** Start Information provided **

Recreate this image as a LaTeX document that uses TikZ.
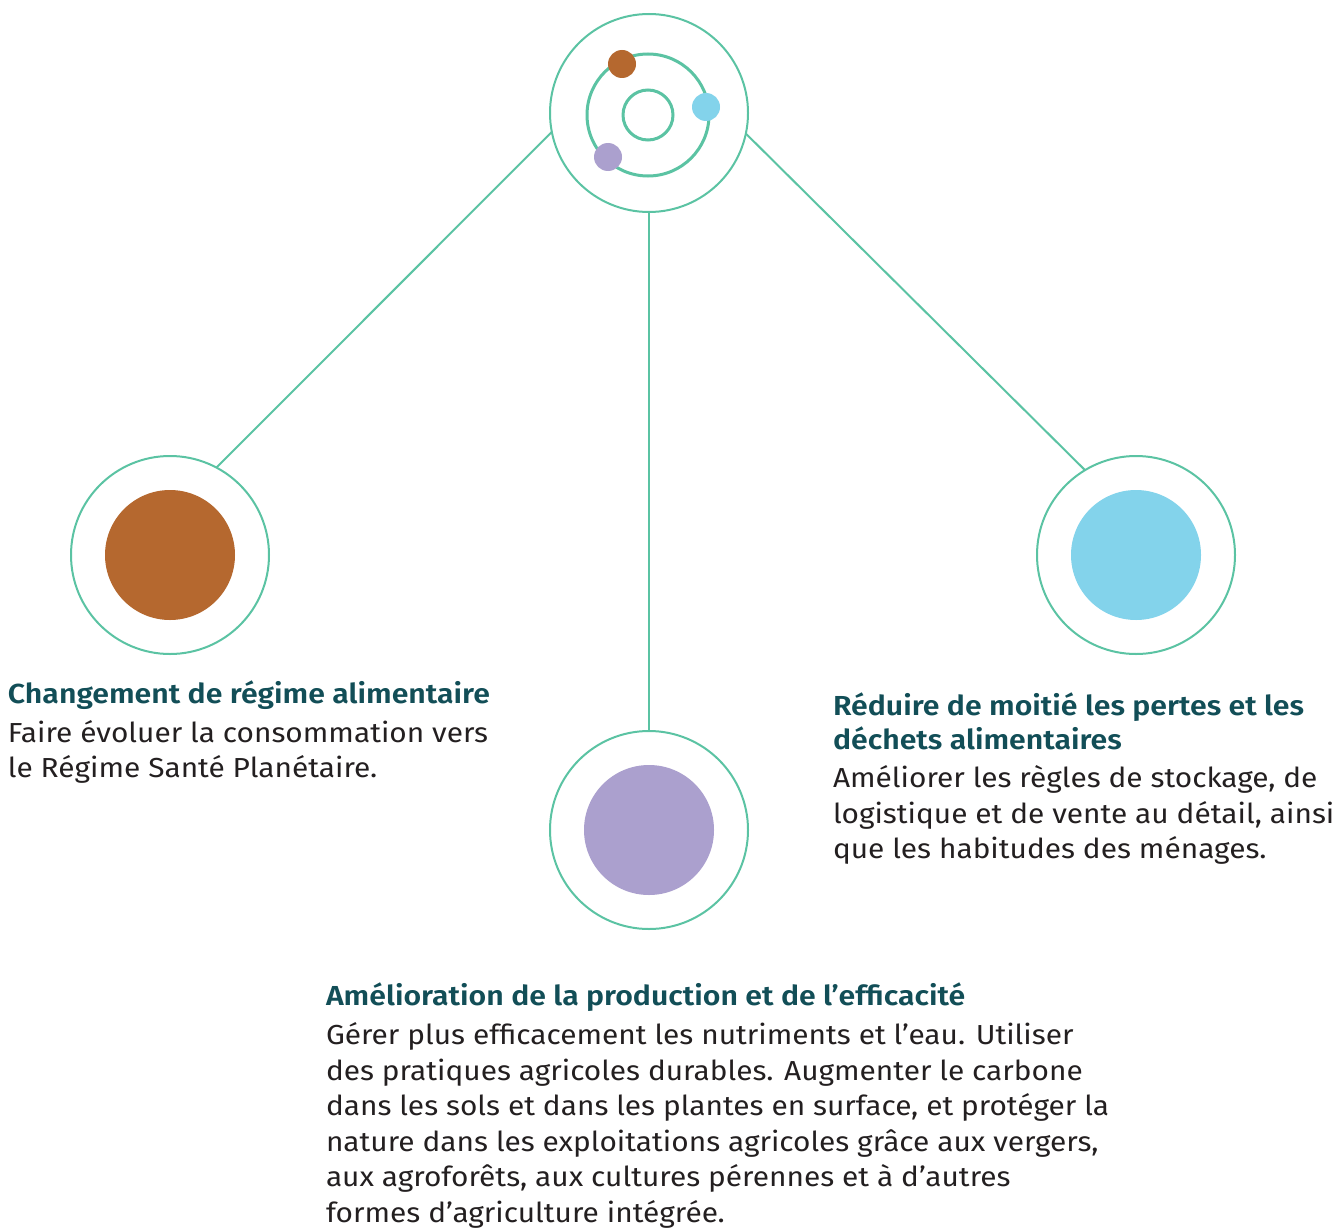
\documentclass[tikz,border=0pt]{standalone}
\usepackage{fontspec}
\setmainfont{Fira Sans}[FakeStretch=1.085, BoldFont={Fira Sans SemiBold}, BoldFeatures={FakeStretch=1.10}]
\definecolor{ring}{HTML}{5BC3A3}
\definecolor{brownc}{HTML}{B5682F}
\definecolor{bluec}{HTML}{83D3EB}
\definecolor{purplec}{HTML}{ABA0CE}
\definecolor{headc}{HTML}{124E57}
\definecolor{bodyc}{HTML}{231F20}
\newcommand{\hd}[1]{{\color{headc}\bfseries #1}}
\tikzset{
  outer/.style={circle, draw=ring, line width=2pt, minimum size=198pt, inner sep=0pt, outer sep=0pt, fill=white},
  fillc/.style={circle, fill=#1, minimum size=130pt, inner sep=0pt, outer sep=0pt},
  dot/.style={circle, fill=#1, minimum size=28pt, inner sep=0pt, outer sep=0pt},
  orbit/.style={circle, draw=ring, line width=3pt, minimum size=#1, inner sep=0pt, outer sep=0pt},
  link/.style={draw=ring, line width=2pt},
  txt/.style={anchor=base west, inner sep=0pt, outer sep=0pt, text=bodyc, font=\fontsize{27.5}{35.5}\selectfont}
}
\begin{document}
\begin{tikzpicture}[x=1pt,y=-1pt]
\useasboundingbox (0,0) rectangle (1338,1228);
% circles
\node[outer] (top) at (649,113) {};
\node[orbit=122pt] (orb) at (648,115) {};
\node[orbit=50pt] (core) at (648,115) {};
\node[dot=brownc] (d1) at (622,64) {};
\node[dot=bluec] (d2) at (706,107) {};
\node[dot=purplec] (d3) at (608,157) {};
\node[outer] (left) at (170,555) {};
\node[fillc=brownc] (leftf) at (170,555) {};
\node[outer] (right) at (1136,555) {};
\node[fillc=bluec] (rightf) at (1136,555) {};
\node[outer] (bot) at (649,830) {};
\node[fillc=purplec] (botf) at (649,830) {};
% connectors
\draw[link] (top.191.5) -- (left.62);
\draw[link] (top.348.5) -- (right.121);
\draw[link] (top.south) -- (bot.north);
% texts
\node[txt] (t1) at (8,703) {\begin{tabular}[t]{@{}l@{}}\hd{Changement de régime alimentaire}\\[3.5pt]Faire évoluer la consommation vers\\le Régime Santé Planétaire.\end{tabular}};
\node[txt] (t2) at (833,715) {\begin{tabular}[t]{@{}l@{}}\hd{Réduire de moitié les pertes et les}\\[-1.5pt]\hd{déchets alimentaires}\\[3pt]Améliorer les règles de stockage, de\\logistique et de vente au détail, ainsi\\que les habitudes des ménages.\end{tabular}};
\node[txt] (t3) at (326,1005) {\begin{tabular}[t]{@{}l@{}}\hd{Amélioration de la production et de l’efficacité}\\[4pt]Gérer plus efficacement les nutriments et l’eau. Utiliser\\des pratiques agricoles durables. Augmenter le carbone\\dans les sols et dans les plantes en surface, et protéger la\\nature dans les exploitations agricoles grâce aux vergers,\\aux agroforêts, aux cultures pérennes et à d’autres\\formes d’agriculture intégrée.\end{tabular}};
\end{tikzpicture}
\end{document}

** End Information provided **

**Exercise instructions**
What is needed is an exact reproduction of the data, pictures excluded.

**Output of the task**
Recreate this image as a LaTeX document that uses TikZ.
\documentclass[tikz,border=0pt]{standalone}
\usepackage{fontspec}
\setmainfont{Fira Sans}[FakeStretch=1.085, BoldFont={Fira Sans SemiBold}, BoldFeatures={FakeStretch=1.10}]
\definecolor{ring}{HTML}{5BC3A3}
\definecolor{brownc}{HTML}{B5682F}
\definecolor{bluec}{HTML}{83D3EB}
\definecolor{purplec}{HTML}{ABA0CE}
\definecolor{headc}{HTML}{124E57}
\definecolor{bodyc}{HTML}{231F20}
\newcommand{\hd}[1]{{\color{headc}\bfseries #1}}
\tikzset{
  outer/.style={circle, draw=ring, line width=2pt, minimum size=198pt, inner sep=0pt, outer sep=0pt, fill=white},
  fillc/.style={circle, fill=#1, minimum size=130pt, inner sep=0pt, outer sep=0pt},
  dot/.style={circle, fill=#1, minimum size=28pt, inner sep=0pt, outer sep=0pt},
  orbit/.style={circle, draw=ring, line width=3pt, minimum size=#1, inner sep=0pt, outer sep=0pt},
  link/.style={draw=ring, line width=2pt},
  txt/.style={anchor=base west, inner sep=0pt, outer sep=0pt, text=bodyc, font=\fontsize{27.5}{35.5}\selectfont}
}
\begin{document}
\begin{tikzpicture}[x=1pt,y=-1pt]
\useasboundingbox (0,0) rectangle (1338,1228);
% circles
\node[outer] (top) at (649,113) {};
\node[orbit=122pt] (orb) at (648,115) {};
\node[orbit=50pt] (core) at (648,115) {};
\node[dot=brownc] (d1) at (622,64) {};
\node[dot=bluec] (d2) at (706,107) {};
\node[dot=purplec] (d3) at (608,157) {};
\node[outer] (left) at (170,555) {};
\node[fillc=brownc] (leftf) at (170,555) {};
\node[outer] (right) at (1136,555) {};
\node[fillc=bluec] (rightf) at (1136,555) {};
\node[outer] (bot) at (649,830) {};
\node[fillc=purplec] (botf) at (649,830) {};
% connectors
\draw[link] (top.191.5) -- (left.62);
\draw[link] (top.348.5) -- (right.121);
\draw[link] (top.south) -- (bot.north);
% texts
\node[txt] (t1) at (8,703) {\begin{tabular}[t]{@{}l@{}}\hd{Changement de régime alimentaire}\\[3.5pt]Faire évoluer la consommation vers\\le Régime Santé Planétaire.\end{tabular}};
\node[txt] (t2) at (833,715) {\begin{tabular}[t]{@{}l@{}}\hd{Réduire de moitié les pertes et les}\\[-1.5pt]\hd{déchets alimentaires}\\[3pt]Améliorer les règles de stockage, de\\logistique et de vente au détail, ainsi\\que les habitudes des ménages.\end{tabular}};
\node[txt] (t3) at (326,1005) {\begin{tabular}[t]{@{}l@{}}\hd{Amélioration de la production et de l’efficacité}\\[4pt]Gérer plus efficacement les nutriments et l’eau. Utiliser\\des pratiques agricoles durables. Augmenter le carbone\\dans les sols et dans les plantes en surface, et protéger la\\nature dans les exploitations agricoles grâce aux vergers,\\aux agroforêts, aux cultures pérennes et à d’autres\\formes d’agriculture intégrée.\end{tabular}};
\end{tikzpicture}
\end{document}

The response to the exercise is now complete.